PFS
PTC India Financial Services Limited (PFS), an RBI-classified Infrastructure Finance Company, has reported its financial performance for the third quarter and nine months ended December 31, 2025 (Q3 FY26). The company, a subsidiary of PTC India Limited, is demonstrating renewed momentum and strategic clarity, focusing on sustainable infrastructure transformation. For Q3 FY26, PFS reported a total income of INR 125.04 crores and a Profit After Tax (PAT) of INR 49.09 crores. These figures, while showing a slight moderation in total income compared to the previous quarter, underscore a period of significant operational ramp-up and asset quality improvement.
The quarter was marked by robust operational achievements, with disbursements reaching INR 609 crores, a 13-quarter high for the organization and a substantial 103% year-on-year growth. This figure also surpassed the cumulative disbursements of H1 FY26, which stood at INR 464 crores. Furthermore, the company's loan sanctions remained strong, exceeding INR 1,000 crores for two consecutive quarters, totaling INR 1,188 crores in Q3 FY26. This reflects a 4.28 times increase year-on-year. The cumulative disbursements for the nine months of FY26 reached INR 1,073 crores, already surpassing the total disbursements of INR 916 crores for the entire FY25. This acceleration in execution momentum is a testament to the strengthened management team and reconstituted Board.
PFS is undergoing a significant strategic transformation, pivoting towards sustainable and impact-oriented financing. A key highlight is that 100% of Q3 FY26 disbursements were directed to private corporate borrowers, reinforcing the company's commitment to a diversified portfolio. The focus areas include electric vehicle mobility, water treatment projects, renewable energy, power transmission, waste management facilities, roadways, airports, logistics, warehousing, compressed biogas, bio ethanol, and energy storage systems. This granular portfolio approach is increasingly visible across disbursements and the pipeline, with a higher emphasis on sole and multiple lending structures to strategically lower reliance on consortium lending.
Asset quality has seen significant improvement, with Gross Stage III assets reducing by over 80% since March 2023 to INR 193 crores in Q3 FY26, down from INR 750 crores in Q3 FY25. Net Stage III assets also decreased by 83% to INR 47 crores from INR 280 crores in 9M FY25. The Provision Coverage Ratio for Stage III assets improved to 76% in Q3 FY26 from 63% in Q3 FY25. There were no new slippages in Q3 FY26, and all loan accounts disbursed since FY18 are classified as STANDARD. The company continues to make progress on resolving its only remaining NPA account, Danu Wind Parks, with a resolution expected by Q1 FY27.
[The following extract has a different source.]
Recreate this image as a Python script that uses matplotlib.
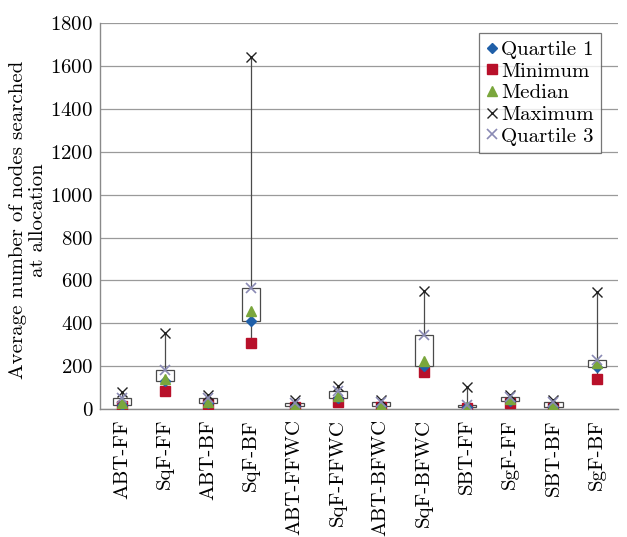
import matplotlib
matplotlib.use("Agg")
import matplotlib.pyplot as plt
from matplotlib.patches import Rectangle

plt.rcParams['font.family'] = ['cmr10', 'DejaVu Serif']
plt.rcParams['axes.formatter.use_mathtext'] = True

categories = ['ABT-FF', 'SqF-FF', 'ABT-BF', 'SqF-BF', 'ABT-FFWC', 'SqF-FFWC',
              'ABT-BFWC', 'SqF-BFWC', 'SBT-FF', 'SgF-FF', 'SBT-BF', 'SgF-BF']
minimum = [15, 85, 25, 310, 10, 35, 10, 175, 5, 30, 5, 140]
quartile1 = [20, 130, 28, 410, 15, 50, 15, 200, 8, 40, 10, 195]
median = [30, 140, 35, 460, 20, 60, 20, 225, 12, 48, 20, 215]
quartile3 = [50, 185, 50, 565, 30, 85, 35, 345, 20, 55, 32, 230]
maximum = [80, 355, 65, 1640, 45, 110, 45, 550, 105, 65, 45, 545]
yticks = [0, 200, 400, 600, 800, 1000, 1200, 1400, 1600, 1800]

fs = 15

fig = plt.figure(figsize=(6.27, 5.37), dpi=100)
ax = fig.add_axes([0.160, 0.238, 0.826, 0.719])

xs = list(range(1, len(categories) + 1))
box_w = 0.42
line_c = '#4a4a4a'

for x, lo, q1, q3, hi in zip(xs, minimum, quartile1, quartile3, maximum):
    ax.add_patch(Rectangle((x - box_w / 2, q1), box_w, q3 - q1, facecolor='white',
                           edgecolor=line_c, lw=0.9, zorder=3))
    ax.plot([x, x], [q3, hi], color=line_c, lw=0.9, zorder=3)
    ax.plot([x, x], [lo, q1], color=line_c, lw=0.9, zorder=3)

h_q1, = ax.plot(xs, quartile1, linestyle='none', marker='D', ms=5,
                color='#1f5fa8', label='Quartile 1', zorder=5)
h_min, = ax.plot(xs, minimum, linestyle='none', marker='s', ms=6.5,
                 color='#b8102a', label='Minimum', zorder=4)
h_med, = ax.plot(xs, median, linestyle='none', marker='^', ms=7,
                 color='#7aa63c', label='Median', zorder=5)
h_max, = ax.plot(xs, maximum, linestyle='none', marker='x', ms=7, mew=1.0,
                 color='#222222', label='Maximum', zorder=5)
h_q3, = ax.plot(xs, quartile3, linestyle='none', marker='x', ms=7, mew=1.2,
                color='#8a8ab4', label='Quartile 3', zorder=6)

ax.set_xlim(0.5, len(categories) + 0.5)
ax.set_ylim(0, 1800)
ax.set_yticks(yticks)
ax.set_xticks(xs)
ax.set_xticklabels(categories, rotation=90, fontsize=fs)
ax.tick_params(axis='y', labelsize=fs, length=0, pad=5)
ax.tick_params(axis='x', length=0, pad=7)
ax.yaxis.grid(True, color='#9a9a9a', lw=0.9)
ax.set_axisbelow(True)
for side in ('top', 'right'):
    ax.spines[side].set_visible(False)
for side in ('left', 'bottom'):
    ax.spines[side].set_color('#8a8a8a')
    ax.spines[side].set_linewidth(1.0)

ax.set_ylabel('Average number of nodes searched\nat allocation', fontsize=fs,
              linespacing=1.15, multialignment='center')
ax.yaxis.set_label_coords(-0.102, 0.49)

leg = ax.legend(handles=[h_q1, h_min, h_med, h_max, h_q3], loc='upper right',
                bbox_to_anchor=(0.975, 0.985), fontsize=fs, frameon=True,
                fancybox=False, edgecolor='#555555', handlelength=0.5,
                handletextpad=0.2, borderpad=0.35, labelspacing=0.15,
                borderaxespad=0.2)
leg.get_frame().set_linewidth(0.9)

fig.savefig('out.png', dpi=100, facecolor='white')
Management expressed confidence in delivering steady, high-quality growth, supported by a strong pipeline and a fully constituted Board. They anticipate disbursements to continue scaling in a measured manner through Q4 FY26 and beyond, with a target of INR 1,000 crores per quarter in the foreseeable future. AUM is expected to grow by 10-15% by the end of Q4 FY26. The company is also focused on resource diversification to build financial resilience, including making inroads into the bond market in early FY27 to reduce reliance on banks and improve its liability profile. Efforts are underway to manage the cost of funds, with an expected reduction of 15-20 basis points over the next 2-3 quarters.
PFS's strategic blueprint for the future includes improving asset quality, de-risking the portfolio by reducing concentration, focusing on distributed infrastructure, strengthening governance and risk management, diversifying resources, delivering customer-centric financial solutions, focusing on ESG and sustainability goals, and digital transformation. The company's robust capital adequacy ratio of 71.21% provides a strong buffer for future growth. While the Net Interest Margin (NIM) saw a downtrend, management aims to stabilize it between 3.5% and 4%. The company's commitment to ESG is evident with an integrated ESMS into credit due diligence and a finalized ESG Roadmap.
In conclusion, PTC India Financial Services Limited is navigating a transformative phase with a clear strategy focused on sustainable growth, improved asset quality, and diversified financing. Despite some challenges like AUM moderation due to prepayments and NIM pressures, the operational momentum, strong sanctions, and proactive risk management position the company for continued progress and value creation for its stakeholders.